The request: Leaving out the pictures, retype the lines from the beginning of the listing through the line containing "3.3, 3.1, 17.0, 6.8, 8.9];".

Data provided:
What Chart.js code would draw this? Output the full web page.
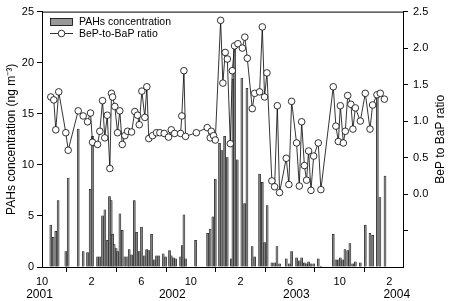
<!DOCTYPE html>
<html>
<head>
<meta charset="utf-8">
<script src="https://cdn.jsdelivr.net/npm/chart.js@4"></script>
<style>
  body { margin: 0; background: #fff; }
  #wrap { width: 453px; height: 301px; }
</style>
</head>
<body>
<div id="wrap"><canvas id="chart" width="453" height="301"></canvas></div>
<script>
// months counted from 1 Oct 2001
const barMonths = [0.71, 0.90, 1.11, 1.30, 1.92, 2.11, 2.92, 3.32, 3.67, 3.88, 4.07, 4.48, 4.66, 4.88, 5.07, 5.28, 5.44, 5.58, 5.69, 5.82,
  5.98, 6.09, 6.28, 6.47, 6.68, 6.90, 7.03, 7.22, 7.44, 7.62, 7.84, 8.02, 8.24, 8.43, 8.61, 8.83, 9.05, 9.23, 9.42, 9.77,
  9.96, 10.28, 10.42, 10.60, 10.77, 11.17, 11.31, 11.44, 11.57, 12.38, 13.35, 13.55, 13.77, 13.97, 14.31, 14.50, 14.72, 14.93, 15.26, 15.39,
  15.52, 15.74, 16.11, 16.33, 16.52, 16.94, 17.14, 17.54, 17.76, 17.94, 18.15, 18.53, 18.75, 18.94, 19.15, 19.69, 19.94, 20.12, 20.52, 20.74,
  20.93, 21.15, 21.33, 21.49, 21.68, 21.90, 22.27, 22.48, 23.48, 23.69, 23.89, 24.05, 24.23, 24.42, 24.64, 24.82, 25.04, 25.26, 25.66, 26.06,
  26.44, 26.65, 27.03, 27.24, 27.65];
const barValues = [4.1, 2.9, 3.5, 6.5, 1.5, 8.7, 13.5, 1.5, 1.4, 7.6, 12.8, 1.0, 1.0, 5.0, 5.6, 2.6, 6.9, 6.5, 3.2, 2.2,
  1.8, 1.5, 5.2, 3.6, 1.0, 1.0, 1.7, 1.2, 6.5, 3.4, 1.5, 3.9, 1.1, 1.7, 1.6, 3.2, 0.7, 1.1, 1.1, 1.3,
  1.0, 1.6, 1.1, 0.9, 0.8, 1.0, 2.1, 5.1, 0.8, 2.6, 3.3, 3.7, 4.9, 8.6, 12.1, 11.4, 12.8, 10.7, 0.8, 18.4,
  21.6, 10.5, 18.5, 6.2, 17.5, 2.0, 1.0, 9.1, 8.3, 2.4, 6.0, 0.4, 0.4, 2.0, 0.3, 0.8, 0.3, 1.5, 0.9, 0.6,
  0.9, 0.4, 0.3, 0.5, 0.3, 0.3, 0.8, 0.1, 3.2, 0.7, 0.7, 0.9, 0.7, 1.7, 1.6, 2.3, 0.3, 0.5, 0.4, 4.1,
  3.3, 3.1, 17.0, 6.8, 8.9];

const ratioMonths = [0.71, 0.95, 1.11, 1.35, 1.92, 2.11, 2.92, 3.32, 3.67, 3.91, 4.07, 4.48, 4.66, 4.88, 5.06, 5.26, 5.47, 5.60, 5.69, 5.87,
  6.09, 6.27, 6.47, 6.68, 6.90, 7.22, 7.48, 7.70, 7.84, 8.05, 8.29, 8.45, 8.61, 8.91, 9.23, 9.50, 9.85, 10.20, 10.42, 10.69,
  11.17, 11.27, 11.44, 11.57, 12.44, 13.32, 13.56, 13.65, 13.83, 13.97, 14.40, 14.58, 14.77, 14.94, 15.18, 15.34, 15.52, 15.79, 16.15, 16.35,
  16.55, 16.95, 17.14, 17.54, 17.76, 17.94, 18.13, 18.53, 18.75, 18.97, 19.15, 19.69, 19.90, 20.12, 20.52, 20.74, 20.93, 21.15, 21.33, 21.49,
  21.68, 21.90, 22.27, 22.48, 23.48, 23.69, 23.89, 24.05, 24.29, 24.45, 24.64, 24.90, 25.06, 25.26, 25.66, 26.06, 26.44, 26.65, 27.00, 27.27,
  27.60];
const ratioValues = [1.33, 1.29, 0.88, 1.40, 0.84, 0.60, 1.14, 1.07, 0.99, 1.11, 0.71, 0.68, 0.86, 1.28, 0.77, 1.08, 0.35, 1.38, 1.33, 1.20,
  0.84, 1.14, 0.68, 0.80, 0.86, 0.85, 1.13, 1.08, 0.95, 1.41, 1.05, 1.47, 0.76, 0.80, 0.84, 0.84, 0.83, 0.78, 0.88, 0.83,
  0.83, 1.07, 1.69, 0.79, 0.84, 0.91, 0.77, 0.86, 0.80, 0.74, 2.38, 1.52, 1.94, 1.85, 0.69, 1.69, 2.03, 2.06, 2.00, 2.15,
  1.86, 1.17, 1.38, 1.40, 2.29, 1.33, 1.66, 0.18, 0.10, 1.21, 0.02, 0.49, 0.13, 1.27, 0.70, 0.11, 0.99, 0.39, 0.19, 0.59,
  0.05, 0.52, 0.70, 0.06, 1.47, 0.93, 0.72, 1.21, 0.70, 0.86, 1.35, 1.23, 0.89, 1.18, 1.00, 1.38, 0.89, 1.22, 1.36, 1.38,
  1.30];

const xTickPos = [0, 4, 8, 12, 16, 20, 24, 28];
const xTickLabels = ['10', '2', '6', '10', '2', '6', '10', '2'];
const yearLabels = ['2001', '2002', '2003', '2004'];
const yearAt = [-0.2, 10.5, 20.5, 28.6];
const leftTicks = [0, 5, 10, 15, 20, 25];
const rightTicks = [-0.5, 0, 0.5, 1.0, 1.5, 2.0, 2.5];

const FONT = '"Liberation Sans", Arial, sans-serif';

const extras = {
    id: 'extras',
    afterDraw(chart) {
        const ctx = chart.ctx;
        const a = chart.chartArea;
        const xs = chart.scales.x;
        ctx.save();
        // top frame line
        ctx.strokeStyle = '#000';
        ctx.lineWidth = 1;
        ctx.beginPath();
        ctx.moveTo(a.left, a.top + 0.5);
        ctx.lineTo(a.right, a.top + 0.5);
        ctx.stroke();

        // year labels
        ctx.fillStyle = '#000';
        ctx.font = '12px ' + FONT;
        ctx.textAlign = 'center';
        ctx.textBaseline = 'middle';
        yearLabels.forEach((y, i) => ctx.fillText(y, xs.getPixelForValue(yearAt[i]), 295));

        // axis titles
        const mid = (a.top + a.bottom) / 2;
        ctx.font = '12px ' + FONT;
        ctx.save();
        ctx.translate(12, mid);
        ctx.rotate(-Math.PI / 2);
        ctx.fillText('PAHs concentration (ng m\u207B\u00B3)', 0, 0);
        ctx.restore();
        ctx.save();
        ctx.translate(441, mid);
        ctx.rotate(-Math.PI / 2);
        ctx.fillText('BeP to BaP ratio', 0, 0);
        ctx.restore();

        // legend
        ctx.font = '10.5px ' + FONT;
        ctx.textAlign = 'left';
        ctx.fillStyle = '#999';
        ctx.fillRect(50.5, 18.5, 22, 7);
        ctx.strokeStyle = '#000';
        ctx.lineWidth = 0.8;
        ctx.strokeRect(50.5, 18.5, 22, 7);
        ctx.fillStyle = '#000';
        ctx.fillText('PAHs concentration', 79, 22);
        ctx.beginPath();
        ctx.moveTo(50, 33.5);
        ctx.lineTo(73, 33.5);
        ctx.stroke();
        ctx.beginPath();
        ctx.arc(61.5, 33.5, 3.3, 0, Math.PI * 2);
        ctx.fillStyle = '#fff';
        ctx.fill();
        ctx.stroke();
        ctx.fillStyle = '#000';
        ctx.fillText('BeP-to-BaP ratio', 79, 34);
        ctx.restore();
    }
};

const axisCommon = {
    grid: { display: true, drawOnChartArea: false, drawTicks: true, tickLength: 5, tickColor: '#000', tickWidth: 1 },
    border: { display: true, color: '#000', width: 1 },
    ticks: { color: '#000', font: { family: FONT, size: 11 }, padding: 3 }
};

new Chart(document.getElementById('chart'), {
    type: 'bar',
    data: {
        datasets: [
            {
                type: 'line',
                label: 'BeP-to-BaP ratio',
                data: ratioMonths.map((m, i) => ({ x: m, y: ratioValues[i] })),
                yAxisID: 'yR',
                order: 0,
                borderColor: '#000',
                borderWidth: 0.8,
                tension: 0,
                pointRadius: 3.3,
                pointBackgroundColor: '#fff',
                pointBorderColor: '#000',
                pointBorderWidth: 0.8
            },
            {
                type: 'bar',
                label: 'PAHs concentration',
                data: barMonths.map((m, i) => ({ x: m, y: barValues[i] })),
                yAxisID: 'y',
                order: 1,
                backgroundColor: '#808080',
                borderColor: '#000',
                borderWidth: 0.5,
                barThickness: 2
            }
        ]
    },
    options: {
        responsive: false,
        animation: false,
        devicePixelRatio: 1,
        layout: { padding: { top: 8, left: 0, right: 0, bottom: 0 } },
        plugins: { legend: { display: false }, tooltip: { enabled: false } },
        scales: {
            x: {
                ...axisCommon,
                type: 'linear',
                offset: false,
                min: 0,
                max: 29.1,
                afterBuildTicks: s => { s.ticks = xTickPos.map(v => ({ value: v })); },
                ticks: { ...axisCommon.ticks, maxRotation: 0, autoSkip: false,
                    callback: (v) => xTickLabels[xTickPos.indexOf(v)] },
                afterFit: s => { s.height = 34; }
            },
            y: {
                ...axisCommon,
                position: 'left',
                min: 0,
                max: 25,
                afterBuildTicks: s => { s.ticks = leftTicks.map(v => ({ value: v })); },
                afterFit: s => { s.width = 42; }
            },
            yR: {
                ...axisCommon,
                position: 'right',
                min: -1,
                max: 2.5,
                afterBuildTicks: s => { s.ticks = rightTicks.map(v => ({ value: v })); },
                ticks: { ...axisCommon.ticks, padding: 5,
                    callback: (v) => v < 0 ? '' : v.toFixed(1) },
                afterFit: s => { s.width = 50; }
            }
        }
    },
    plugins: [extras]
});
</script>
</body>
</html>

Result:
What Chart.js code would draw this? Output the full web page.
<!DOCTYPE html>
<html>
<head>
<meta charset="utf-8">
<script src="https://cdn.jsdelivr.net/npm/chart.js@4"></script>
<style>
  body { margin: 0; background: #fff; }
  #wrap { width: 453px; height: 301px; }
</style>
</head>
<body>
<div id="wrap"><canvas id="chart" width="453" height="301"></canvas></div>
<script>
// months counted from 1 Oct 2001
const barMonths = [0.71, 0.90, 1.11, 1.30, 1.92, 2.11, 2.92, 3.32, 3.67, 3.88, 4.07, 4.48, 4.66, 4.88, 5.07, 5.28, 5.44, 5.58, 5.69, 5.82,
  5.98, 6.09, 6.28, 6.47, 6.68, 6.90, 7.03, 7.22, 7.44, 7.62, 7.84, 8.02, 8.24, 8.43, 8.61, 8.83, 9.05, 9.23, 9.42, 9.77,
  9.96, 10.28, 10.42, 10.60, 10.77, 11.17, 11.31, 11.44, 11.57, 12.38, 13.35, 13.55, 13.77, 13.97, 14.31, 14.50, 14.72, 14.93, 15.26, 15.39,
  15.52, 15.74, 16.11, 16.33, 16.52, 16.94, 17.14, 17.54, 17.76, 17.94, 18.15, 18.53, 18.75, 18.94, 19.15, 19.69, 19.94, 20.12, 20.52, 20.74,
  20.93, 21.15, 21.33, 21.49, 21.68, 21.90, 22.27, 22.48, 23.48, 23.69, 23.89, 24.05, 24.23, 24.42, 24.64, 24.82, 25.04, 25.26, 25.66, 26.06,
  26.44, 26.65, 27.03, 27.24, 27.65];
const barValues = [4.1, 2.9, 3.5, 6.5, 1.5, 8.7, 13.5, 1.5, 1.4, 7.6, 12.8, 1.0, 1.0, 5.0, 5.6, 2.6, 6.9, 6.5, 3.2, 2.2,
  1.8, 1.5, 5.2, 3.6, 1.0, 1.0, 1.7, 1.2, 6.5, 3.4, 1.5, 3.9, 1.1, 1.7, 1.6, 3.2, 0.7, 1.1, 1.1, 1.3,
  1.0, 1.6, 1.1, 0.9, 0.8, 1.0, 2.1, 5.1, 0.8, 2.6, 3.3, 3.7, 4.9, 8.6, 12.1, 11.4, 12.8, 10.7, 0.8, 18.4,
  21.6, 10.5, 18.5, 6.2, 17.5, 2.0, 1.0, 9.1, 8.3, 2.4, 6.0, 0.4, 0.4, 2.0, 0.3, 0.8, 0.3, 1.5, 0.9, 0.6,
  0.9, 0.4, 0.3, 0.5, 0.3, 0.3, 0.8, 0.1, 3.2, 0.7, 0.7, 0.9, 0.7, 1.7, 1.6, 2.3, 0.3, 0.5, 0.4, 4.1,
  3.3, 3.1, 17.0, 6.8, 8.9];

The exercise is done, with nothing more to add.